Source code of charts:
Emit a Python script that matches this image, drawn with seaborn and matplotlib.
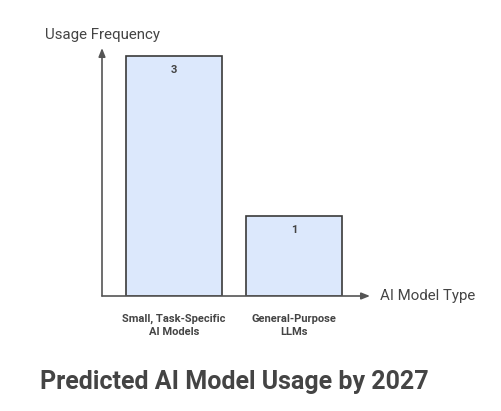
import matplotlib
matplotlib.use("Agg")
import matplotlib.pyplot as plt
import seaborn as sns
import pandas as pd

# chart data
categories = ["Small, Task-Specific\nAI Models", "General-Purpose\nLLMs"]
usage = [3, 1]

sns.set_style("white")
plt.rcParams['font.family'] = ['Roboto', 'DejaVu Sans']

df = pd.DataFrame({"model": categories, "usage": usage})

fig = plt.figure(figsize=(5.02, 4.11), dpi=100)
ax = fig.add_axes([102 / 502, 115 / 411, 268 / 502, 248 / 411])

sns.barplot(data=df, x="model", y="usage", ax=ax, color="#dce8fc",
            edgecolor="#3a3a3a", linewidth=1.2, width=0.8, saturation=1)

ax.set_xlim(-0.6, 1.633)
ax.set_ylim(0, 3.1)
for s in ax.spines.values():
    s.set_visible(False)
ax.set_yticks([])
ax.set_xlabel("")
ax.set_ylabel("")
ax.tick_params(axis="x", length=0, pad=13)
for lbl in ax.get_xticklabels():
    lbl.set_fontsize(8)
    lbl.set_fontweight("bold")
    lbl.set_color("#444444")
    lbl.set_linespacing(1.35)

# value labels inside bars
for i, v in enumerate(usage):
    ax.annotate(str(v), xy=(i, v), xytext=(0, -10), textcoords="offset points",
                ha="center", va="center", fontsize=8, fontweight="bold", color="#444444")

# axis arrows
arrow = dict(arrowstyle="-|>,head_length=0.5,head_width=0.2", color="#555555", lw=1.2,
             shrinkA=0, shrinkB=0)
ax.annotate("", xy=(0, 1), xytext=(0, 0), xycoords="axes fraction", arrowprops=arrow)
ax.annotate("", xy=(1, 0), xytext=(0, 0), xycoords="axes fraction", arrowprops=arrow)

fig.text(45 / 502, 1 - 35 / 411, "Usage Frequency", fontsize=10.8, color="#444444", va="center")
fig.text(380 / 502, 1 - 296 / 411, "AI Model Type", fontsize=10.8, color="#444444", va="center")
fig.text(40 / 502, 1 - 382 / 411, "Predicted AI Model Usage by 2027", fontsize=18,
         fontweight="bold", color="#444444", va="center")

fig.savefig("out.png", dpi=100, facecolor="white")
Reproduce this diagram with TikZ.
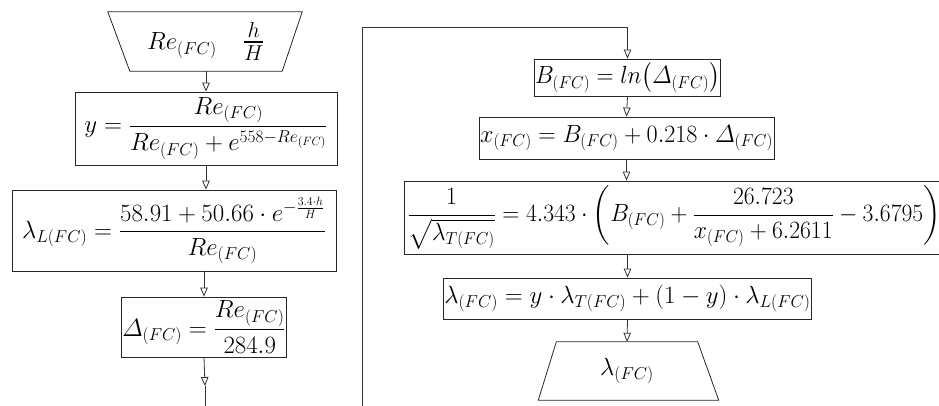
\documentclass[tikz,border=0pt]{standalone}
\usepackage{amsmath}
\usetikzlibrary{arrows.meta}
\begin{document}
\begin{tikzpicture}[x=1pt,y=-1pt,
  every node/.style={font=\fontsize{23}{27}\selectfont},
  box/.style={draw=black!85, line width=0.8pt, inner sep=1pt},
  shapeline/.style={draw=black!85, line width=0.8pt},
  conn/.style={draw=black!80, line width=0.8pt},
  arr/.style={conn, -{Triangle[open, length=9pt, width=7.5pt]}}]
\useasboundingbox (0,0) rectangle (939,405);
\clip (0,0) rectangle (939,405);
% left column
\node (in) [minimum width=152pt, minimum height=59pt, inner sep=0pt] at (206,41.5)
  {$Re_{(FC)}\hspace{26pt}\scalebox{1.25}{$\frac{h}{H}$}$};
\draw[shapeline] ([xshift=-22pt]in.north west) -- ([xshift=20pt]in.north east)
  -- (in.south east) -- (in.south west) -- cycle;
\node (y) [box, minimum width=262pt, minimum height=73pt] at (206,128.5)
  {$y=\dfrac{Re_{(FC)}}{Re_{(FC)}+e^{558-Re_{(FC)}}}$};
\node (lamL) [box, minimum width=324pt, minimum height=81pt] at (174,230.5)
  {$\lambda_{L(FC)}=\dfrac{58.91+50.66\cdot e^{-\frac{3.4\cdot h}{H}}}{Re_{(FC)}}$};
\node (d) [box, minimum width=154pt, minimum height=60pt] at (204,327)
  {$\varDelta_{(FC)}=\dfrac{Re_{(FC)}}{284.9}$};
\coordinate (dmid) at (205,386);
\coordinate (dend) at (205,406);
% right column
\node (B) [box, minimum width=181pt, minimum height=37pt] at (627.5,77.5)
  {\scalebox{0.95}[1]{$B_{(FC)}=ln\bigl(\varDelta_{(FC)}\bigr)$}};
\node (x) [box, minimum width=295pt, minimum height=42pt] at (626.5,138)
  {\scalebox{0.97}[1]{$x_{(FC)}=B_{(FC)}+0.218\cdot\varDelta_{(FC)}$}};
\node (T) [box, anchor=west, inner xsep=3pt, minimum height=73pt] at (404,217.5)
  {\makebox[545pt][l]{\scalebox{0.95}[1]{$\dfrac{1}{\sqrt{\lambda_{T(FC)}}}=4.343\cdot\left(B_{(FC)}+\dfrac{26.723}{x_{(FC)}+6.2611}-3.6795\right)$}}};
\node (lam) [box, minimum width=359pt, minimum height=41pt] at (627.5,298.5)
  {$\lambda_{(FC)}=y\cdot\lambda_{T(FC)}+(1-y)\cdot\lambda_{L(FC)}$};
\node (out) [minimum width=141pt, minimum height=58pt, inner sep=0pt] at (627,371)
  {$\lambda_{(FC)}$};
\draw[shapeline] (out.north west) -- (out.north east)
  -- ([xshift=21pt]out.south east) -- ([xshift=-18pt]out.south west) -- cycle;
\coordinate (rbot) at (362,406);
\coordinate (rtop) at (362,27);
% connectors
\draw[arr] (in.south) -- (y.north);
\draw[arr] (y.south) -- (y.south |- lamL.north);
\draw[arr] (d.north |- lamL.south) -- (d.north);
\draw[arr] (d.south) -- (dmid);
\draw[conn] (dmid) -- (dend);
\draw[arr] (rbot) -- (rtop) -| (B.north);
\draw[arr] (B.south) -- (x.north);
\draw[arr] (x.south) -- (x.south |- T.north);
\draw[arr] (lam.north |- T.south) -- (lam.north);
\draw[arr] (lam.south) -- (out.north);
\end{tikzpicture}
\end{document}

Exercise aim: Write out, word for word, the lines from the start of the data through the one holding "import pandas as pd". Omit pictures.

Solution:
Emit a Python script that matches this image, drawn with seaborn and matplotlib.
import matplotlib
matplotlib.use("Agg")
import matplotlib.pyplot as plt
import seaborn as sns
import pandas as pd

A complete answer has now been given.